--- start of Supplied records ---

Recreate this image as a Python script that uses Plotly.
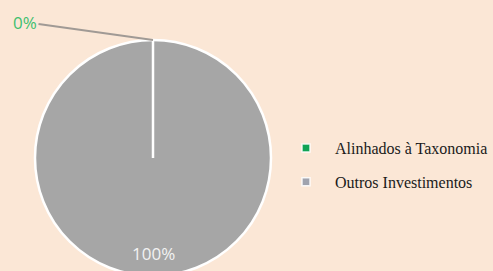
import plotly.graph_objects as go

categories = ["Alinhados à Taxonomia", "Outros Investimentos"]
values = [0, 100]
pct_labels = ["0%", "100%"]
colors = ["#12A55A", "#A6A6A6"]
legend_colors = ["#10A354", "#A0A3AE"]

W, H = 493, 280   # page is cropped to 271 px; pie runs off the bottom
bg = "#FBE7D6"

# pie placement (pixels from top-left)
cx, cy, r = 153, 158, 118
dom_x = [(cx - r) / W, (cx + r) / W]
dom_y = [(H - (cy + r)) / H, (H - (cy - r)) / H]
top_y = dom_y[1]
mid_y = (dom_y[0] + dom_y[1]) / 2
mid_x = (dom_x[0] + dom_x[1]) / 2

fig = go.Figure()
fig.add_trace(go.Pie(
    labels=categories,
    values=values,
    sort=False,
    direction="clockwise",
    rotation=0,
    textinfo="none",
    hoverinfo="label+percent",
    marker=dict(colors=colors, line=dict(color="white", width=2.5)),
    domain=dict(x=dom_x, y=dom_y),
    showlegend=False,
))

for i, (name, col) in enumerate(zip(categories, legend_colors)):
    fig.add_trace(go.Scatter(
        x=[None], y=[None], mode="markers", name=name,
        legendgroup=f"g{i}",
        marker=dict(symbol="square", size=8, color=col,
                    line=dict(color="rgba(255,255,255,0.85)", width=1.5)),
    ))

fig.update_layout(
    width=W, height=H,
    margin=dict(l=0, r=0, t=0, b=0, autoexpand=False),
    paper_bgcolor=bg, plot_bgcolor=bg,
    xaxis=dict(visible=False), yaxis=dict(visible=False),
    legend=dict(
        x=277 / W, y=(H - 131) / H, xanchor="left", yanchor="top",
        font=dict(family="Liberation Serif", size=16, color="#1A1A1A"),
        bgcolor="rgba(0,0,0,0)", tracegroupgap=10, itemwidth=48,
    ),
    shapes=[
        dict(type="line", xref="paper", yref="paper",
             x0=mid_x, x1=mid_x, y0=mid_y, y1=top_y,
             line=dict(color="white", width=2.5)),
    ],
    annotations=[
        dict(text=pct_labels[0], x=mid_x, y=top_y, xref="paper", yref="paper",
             showarrow=True, arrowhead=0, arrowwidth=2, arrowcolor="#A09A95",
             ax=-128, ay=-18,
             font=dict(family="Open Sans", size=17, color="#3EBF6F")),
        dict(text=pct_labels[1], x=mid_x, y=(H - 253) / H, xref="paper", yref="paper",
             showarrow=False, xanchor="center", yanchor="middle",
             font=dict(family="Open Sans", size=17, color="#F2F2F2")),
    ],
)

fig.write_html(
    "out.html",
    config={"displayModeBar": False},
    post_script="document.body.style.margin='0';document.body.style.overflow='hidden';",
)
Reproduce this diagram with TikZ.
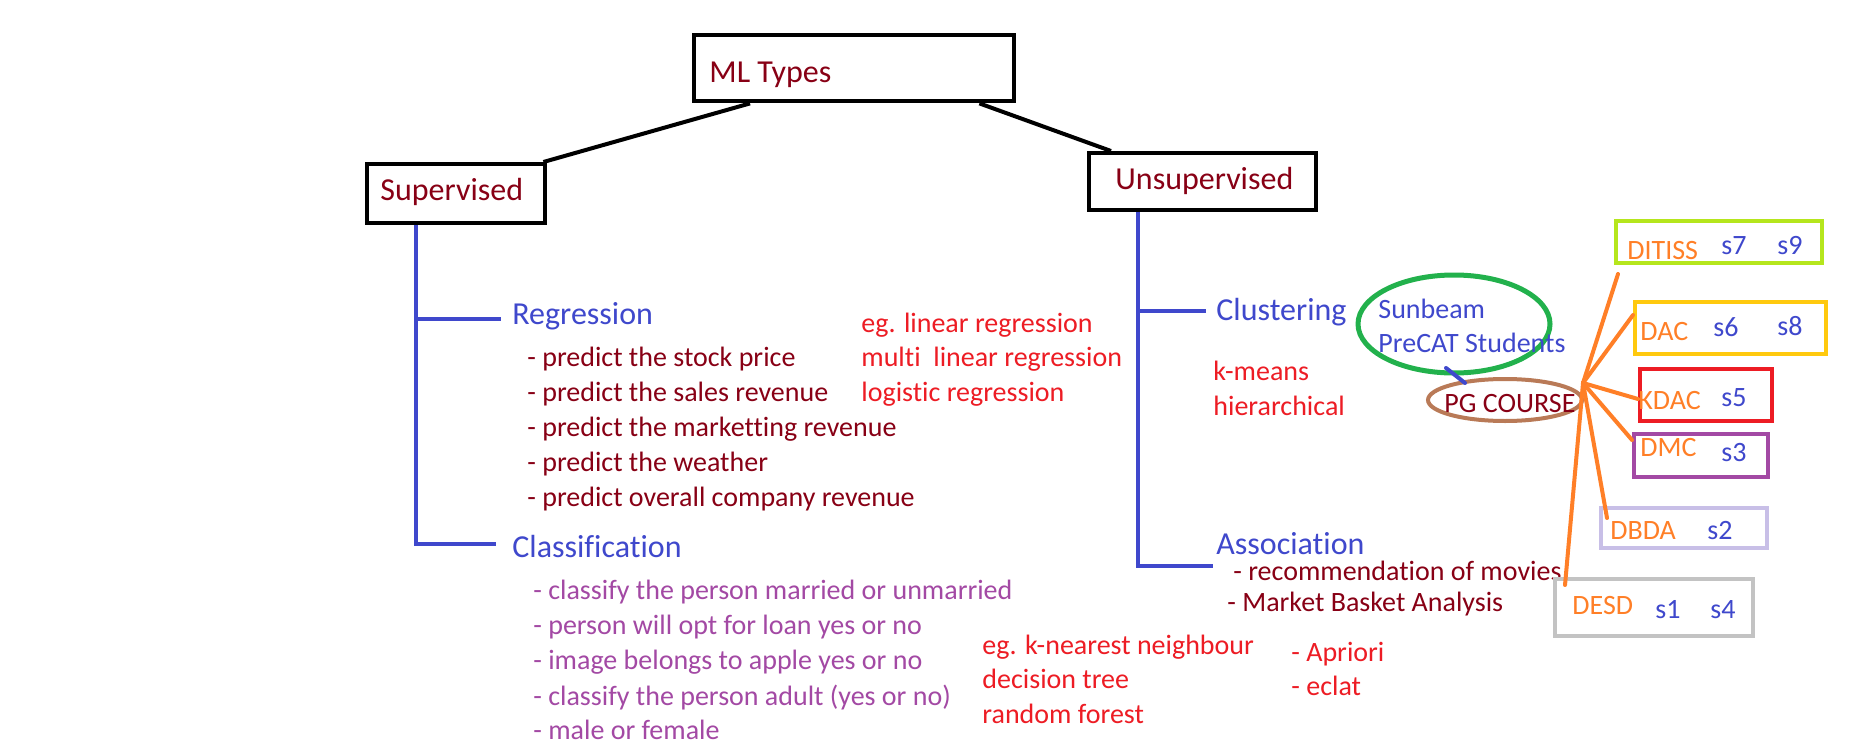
\documentclass[tikz,border=0pt]{standalone}
\usepackage{fontspec}
\setmainfont{Carlito}[Ligatures=NoCommon]
\usetikzlibrary{shapes.geometric,calc}
\definecolor{dred}{HTML}{880015}
\definecolor{pblue}{HTML}{3F48CC}
\definecolor{pred}{HTML}{ED1C24}
\definecolor{ppurple}{HTML}{A349A4}
\definecolor{porange}{HTML}{FF7F27}
\definecolor{pgreen}{HTML}{22B14C}
\definecolor{pbrown}{HTML}{B97A57}
\definecolor{plime}{HTML}{B5E61D}
\definecolor{pgold}{HTML}{FFC90E}
\definecolor{plav}{HTML}{C8BFE7}
\definecolor{pgray}{HTML}{C3C3C3}
\begin{document}
\begin{tikzpicture}[x=0.5pt,y=-0.5pt,
  txt/.style={inner sep=0pt,anchor=base west,yshift=-1.5pt,font=\fontsize{14}{16}\selectfont},
  hdr/.style={inner sep=0pt,anchor=base west,yshift=-1.5pt,font=\fontsize{16}{18}\selectfont},
  bbox/.style={draw=black,line width=2.2pt,anchor=north west,inner sep=0pt},
  cbox/.style={draw=#1,line width=2pt,anchor=north west,inner sep=0pt},
  blk/.style={draw=black,line width=2pt},
  tree/.style={draw=pblue,line width=2pt},
  oline/.style={draw=porange,line width=2pt,line cap=round}]
\useasboundingbox (0,0) rectangle (1850,743);
\fill[white] (0,0) rectangle (1850,743);

% main boxes
\node[bbox,minimum width=160pt,minimum height=33pt] (ml) at (692,33) {};
\node[bbox,minimum width=89pt,minimum height=29.5pt] (sup) at (365,162) {};
\node[bbox,minimum width=113.5pt,minimum height=28.5pt] (unsup) at (1087,151) {};
\node[hdr,text=dred] (mlt) at (709,80) {ML Types};
\node[hdr,text=dred] (supt) at (380,197) {Supervised};
\node[hdr,text=dred] (unsupt) at (1115,187) {Unsupervised};

\draw[blk] ($(ml.south west)+(58,0)$) -- ($(sup.north east)+(-4,0)$);
\draw[blk] ($(ml.south east)+(-37,0)$) -- ($(unsup.north west)+(24,0)$);

% supervised tree
\coordinate (s0) at ($(sup.south west)+(51,0)$);
\coordinate (regend) at (501,319);
\coordinate (clsend) at (496,544);
\draw[tree] (s0) -- (s0 |- clsend) -- (clsend);
\draw[tree] (s0 |- regend) -- (regend);

\node[hdr,text=pblue] (reg) at (512,321) {Regression};
\node[txt,text=dred] (r1) at (527,363) {- predict the stock price};
\node[txt,text=dred] (r2) at (527,398) {- predict the sales revenue};
\node[txt,text=dred] (r3) at (527,433) {- predict the marketting revenue};
\node[txt,text=dred] (r4) at (527,468) {- predict the weather};
\node[txt,text=dred] (r5) at (527,503) {- predict overall company revenue};
\node[txt,text=pred] (e1) at (861,329) {eg. linear regression};
\node[txt,text=pred] (e2) at (861,363) {multi\ \ linear regression};
\node[txt,text=pred] (e3) at (861,398) {logistic regression};

\node[hdr,text=pblue] (cls) at (512,554) {Classification};
\node[txt,text=ppurple] (c1) at (533,596) {- classify the person married or unmarried};
\node[txt,text=ppurple] (c2) at (533,631) {- person will opt for loan yes or no};
\node[txt,text=ppurple] (c3) at (533,666) {- image belongs to apple yes or no};
\node[txt,text=ppurple] (c4) at (533,702) {- classify the person adult (yes or no)};
\node[txt,text=ppurple] (c5) at (533,736) {- male or female};
\node[txt,text=pred] (k1) at (982,651) {eg. k-nearest neighbour};
\node[txt,text=pred] (k2) at (982,685) {decision tree};
\node[txt,text=pred] (k3) at (982,720) {random forest};

% unsupervised tree
\coordinate (u0) at ($(unsup.south west)+(51,0)$);
\coordinate (cluend) at (1206,311);
\coordinate (assend) at (1213,566);
\draw[tree] (u0) -- (u0 |- assend) -- (assend);
\draw[tree] (u0 |- cluend) -- (cluend);

\node[hdr,text=pblue] (clu) at (1216,317) {Clustering};
\node[txt,text=pred] (km) at (1213,377) {k-means};
\node[txt,text=pred] (hi) at (1213,412) {hierarchical};
\node[hdr,text=pblue] (ass) at (1216,551) {Association};
\node[txt,text=dred] (a1) at (1233,577) {- recommendation of movies};
\node[txt,text=dred] (a2) at (1227,608) {- Market Basket Analysis};
\node[txt,text=pred] (ap) at (1291,658) {- Apriori};
\node[txt,text=pred] (ec) at (1291,692) {- eclat};

% ellipses
\node[ellipse,draw=pgreen,line width=2.5pt,minimum width=96pt,minimum height=49pt,inner sep=0pt] (sun) at (1454,324) {};
\node[txt,text=pblue] (sun1) at (1378,315) {Sunbeam};
\node[txt,text=pblue] (sun2) at (1378,349) {PreCAT Students};
\node[ellipse,draw=pbrown,line width=2pt,minimum width=77pt,minimum height=21pt,inner sep=0pt] (pg) at (1505,400) {};
\node[txt,text=dred] (pgt) at (1444,409) {PG COURSE};
\draw[tree,line cap=round] ($(sun.center)+(-8,44)$) -- ($(pg.center)+(-40,-17)$);

% course boxes
\node[cbox=plime,minimum width=103pt,minimum height=21pt] (ditiss) at (1614,219) {};
\node[cbox=pgold,minimum width=95.5pt,minimum height=26pt] (dac) at (1633,300) {};
\node[cbox=pred,minimum width=66pt,minimum height=26pt] (kdac) at (1638,367) {};
\node[cbox=ppurple,minimum width=67pt,minimum height=21.5pt] (dmc) at (1632,432) {};
\node[cbox=plav,minimum width=83pt,minimum height=20pt] (dbda) at (1599,506) {};
\node[cbox=pgray,minimum width=99pt,minimum height=28.5pt] (desd) at (1553,577) {};

\node[txt,text=porange] (t1) at (1627,256) {DITISS};
\node[txt,text=pblue] at (1721,251) {s7};
\node[txt,text=pblue] at (1777,251) {s9};
\node[txt,text=porange] (t2) at (1640,337) {DAC};
\node[txt,text=pblue] at (1713,333) {s6};
\node[txt,text=pblue] at (1777,332) {s8};
\node[txt,text=porange] (t3) at (1638,406) {KDAC};
\node[txt,text=pblue] at (1721,403) {s5};
\node[txt,text=porange] (t4) at (1640,453) {DMC};
\node[txt,text=pblue] at (1721,458) {s3};
\node[txt,text=porange] (t5) at (1610,536) {DBDA};
\node[txt,text=pblue] at (1707,536) {s2};
\node[txt,text=porange] (t6) at (1572,611) {DESD};
\node[txt,text=pblue] at (1655,615) {s1};
\node[txt,text=pblue] at (1710,615) {s4};

% orange spokes
\coordinate (hub) at ($(pg.east)+(-1,-17)$);
\draw[oline] (hub) -- ($(ditiss.south west)+(4,9)$);
\draw[oline] (hub) -- ($(dac.west)+(0,-13)$);
\draw[oline] (hub) -- ($(kdac.west)+(0,4)$);
\draw[oline] (hub) -- ($(dmc.north west)+(0,8)$);
\draw[oline] (hub) -- ($(dbda.north west)+(8,12)$);
\draw[oline] (hub) -- ($(desd.north west)+(12,8)$);
\end{tikzpicture}
\end{document}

--- end of Supplied records ---

_What to work on_
Above are some entries. Restate word for word the lines from the one holding "Reproduce this diagram with TikZ." through the one holding "regend) -- (regend);", but not the pictures.

_Task result_
Reproduce this diagram with TikZ.
\documentclass[tikz,border=0pt]{standalone}
\usepackage{fontspec}
\setmainfont{Carlito}[Ligatures=NoCommon]
\usetikzlibrary{shapes.geometric,calc}
\definecolor{dred}{HTML}{880015}
\definecolor{pblue}{HTML}{3F48CC}
\definecolor{pred}{HTML}{ED1C24}
\definecolor{ppurple}{HTML}{A349A4}
\definecolor{porange}{HTML}{FF7F27}
\definecolor{pgreen}{HTML}{22B14C}
\definecolor{pbrown}{HTML}{B97A57}
\definecolor{plime}{HTML}{B5E61D}
\definecolor{pgold}{HTML}{FFC90E}
\definecolor{plav}{HTML}{C8BFE7}
\definecolor{pgray}{HTML}{C3C3C3}
\begin{document}
\begin{tikzpicture}[x=0.5pt,y=-0.5pt,
  txt/.style={inner sep=0pt,anchor=base west,yshift=-1.5pt,font=\fontsize{14}{16}\selectfont},
  hdr/.style={inner sep=0pt,anchor=base west,yshift=-1.5pt,font=\fontsize{16}{18}\selectfont},
  bbox/.style={draw=black,line width=2.2pt,anchor=north west,inner sep=0pt},
  cbox/.style={draw=#1,line width=2pt,anchor=north west,inner sep=0pt},
  blk/.style={draw=black,line width=2pt},
  tree/.style={draw=pblue,line width=2pt},
  oline/.style={draw=porange,line width=2pt,line cap=round}]
\useasboundingbox (0,0) rectangle (1850,743);
\fill[white] (0,0) rectangle (1850,743);

% main boxes
\node[bbox,minimum width=160pt,minimum height=33pt] (ml) at (692,33) {};
\node[bbox,minimum width=89pt,minimum height=29.5pt] (sup) at (365,162) {};
\node[bbox,minimum width=113.5pt,minimum height=28.5pt] (unsup) at (1087,151) {};
\node[hdr,text=dred] (mlt) at (709,80) {ML Types};
\node[hdr,text=dred] (supt) at (380,197) {Supervised};
\node[hdr,text=dred] (unsupt) at (1115,187) {Unsupervised};

\draw[blk] ($(ml.south west)+(58,0)$) -- ($(sup.north east)+(-4,0)$);
\draw[blk] ($(ml.south east)+(-37,0)$) -- ($(unsup.north west)+(24,0)$);

% supervised tree
\coordinate (s0) at ($(sup.south west)+(51,0)$);
\coordinate (regend) at (501,319);
\coordinate (clsend) at (496,544);
\draw[tree] (s0) -- (s0 |- clsend) -- (clsend);
\draw[tree] (s0 |- regend) -- (regend);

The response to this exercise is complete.